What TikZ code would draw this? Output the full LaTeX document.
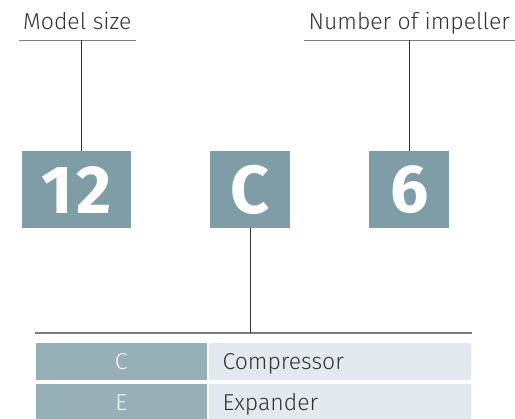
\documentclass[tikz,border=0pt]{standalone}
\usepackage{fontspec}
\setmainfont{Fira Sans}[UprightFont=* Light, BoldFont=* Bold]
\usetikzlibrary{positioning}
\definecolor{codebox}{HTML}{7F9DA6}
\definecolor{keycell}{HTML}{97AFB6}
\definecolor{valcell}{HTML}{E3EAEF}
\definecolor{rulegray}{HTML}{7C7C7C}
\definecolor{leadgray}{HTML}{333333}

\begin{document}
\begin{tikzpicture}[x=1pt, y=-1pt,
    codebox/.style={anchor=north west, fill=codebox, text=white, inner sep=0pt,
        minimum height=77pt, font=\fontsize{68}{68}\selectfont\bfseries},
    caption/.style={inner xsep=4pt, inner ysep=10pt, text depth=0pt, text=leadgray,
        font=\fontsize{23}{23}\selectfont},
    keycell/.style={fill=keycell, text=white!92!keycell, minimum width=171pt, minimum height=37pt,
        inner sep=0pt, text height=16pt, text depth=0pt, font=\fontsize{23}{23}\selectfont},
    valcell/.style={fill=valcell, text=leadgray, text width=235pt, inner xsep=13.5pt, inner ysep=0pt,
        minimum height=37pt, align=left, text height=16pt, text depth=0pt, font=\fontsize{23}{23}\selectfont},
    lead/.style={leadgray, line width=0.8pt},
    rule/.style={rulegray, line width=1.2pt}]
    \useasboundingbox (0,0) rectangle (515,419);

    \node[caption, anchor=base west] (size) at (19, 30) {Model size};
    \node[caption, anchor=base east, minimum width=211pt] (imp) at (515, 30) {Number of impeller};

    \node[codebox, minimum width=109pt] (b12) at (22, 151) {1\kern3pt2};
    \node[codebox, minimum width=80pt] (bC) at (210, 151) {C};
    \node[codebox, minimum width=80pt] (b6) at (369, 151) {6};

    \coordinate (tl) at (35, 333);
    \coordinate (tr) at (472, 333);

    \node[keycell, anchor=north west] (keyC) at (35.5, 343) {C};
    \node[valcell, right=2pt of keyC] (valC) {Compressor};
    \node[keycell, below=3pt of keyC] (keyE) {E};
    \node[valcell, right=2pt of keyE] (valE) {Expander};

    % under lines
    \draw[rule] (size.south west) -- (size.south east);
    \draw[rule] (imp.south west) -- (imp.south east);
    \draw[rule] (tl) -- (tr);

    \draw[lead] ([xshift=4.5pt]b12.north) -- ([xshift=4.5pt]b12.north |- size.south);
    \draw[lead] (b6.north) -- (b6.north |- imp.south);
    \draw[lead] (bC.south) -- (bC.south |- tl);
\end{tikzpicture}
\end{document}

==

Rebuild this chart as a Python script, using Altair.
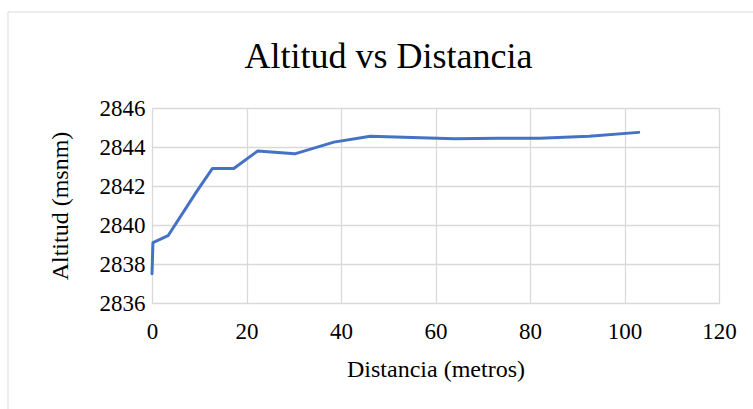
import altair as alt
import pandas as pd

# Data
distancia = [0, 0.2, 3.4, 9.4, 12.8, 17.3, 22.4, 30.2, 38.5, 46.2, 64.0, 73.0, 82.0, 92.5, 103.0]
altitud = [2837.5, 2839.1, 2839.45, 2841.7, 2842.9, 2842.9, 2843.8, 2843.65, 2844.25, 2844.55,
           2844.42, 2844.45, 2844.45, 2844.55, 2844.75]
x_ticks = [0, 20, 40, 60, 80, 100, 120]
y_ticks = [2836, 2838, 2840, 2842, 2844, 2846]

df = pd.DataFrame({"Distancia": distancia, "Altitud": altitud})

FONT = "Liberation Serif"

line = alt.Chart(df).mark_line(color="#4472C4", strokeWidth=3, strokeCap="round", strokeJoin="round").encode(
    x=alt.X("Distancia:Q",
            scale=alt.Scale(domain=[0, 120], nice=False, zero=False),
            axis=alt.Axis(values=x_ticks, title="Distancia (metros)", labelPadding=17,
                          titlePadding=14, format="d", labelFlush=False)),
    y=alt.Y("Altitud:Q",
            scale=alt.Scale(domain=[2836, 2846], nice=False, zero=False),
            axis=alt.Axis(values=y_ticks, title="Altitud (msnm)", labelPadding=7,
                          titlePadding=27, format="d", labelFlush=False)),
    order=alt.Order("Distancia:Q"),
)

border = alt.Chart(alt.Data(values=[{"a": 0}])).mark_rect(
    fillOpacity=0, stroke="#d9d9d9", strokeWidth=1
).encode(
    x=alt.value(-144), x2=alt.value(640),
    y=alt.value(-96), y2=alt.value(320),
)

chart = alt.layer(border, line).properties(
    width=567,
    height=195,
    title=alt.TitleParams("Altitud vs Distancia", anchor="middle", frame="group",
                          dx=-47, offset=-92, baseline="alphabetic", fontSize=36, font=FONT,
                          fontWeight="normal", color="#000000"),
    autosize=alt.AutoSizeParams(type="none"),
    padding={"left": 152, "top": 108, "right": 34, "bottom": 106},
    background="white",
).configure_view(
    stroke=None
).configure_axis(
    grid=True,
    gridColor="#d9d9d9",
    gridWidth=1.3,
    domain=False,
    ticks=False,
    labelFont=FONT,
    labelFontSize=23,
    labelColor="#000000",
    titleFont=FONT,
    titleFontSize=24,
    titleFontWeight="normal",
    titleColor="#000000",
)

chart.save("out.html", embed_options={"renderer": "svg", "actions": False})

Set task:
Transcribe, leaving out pictures, each line from the one containing "Rebuild this chart" through the one containing "import pandas as pd".

Task answer:
Rebuild this chart as a Python script, using Altair.
import altair as alt
import pandas as pd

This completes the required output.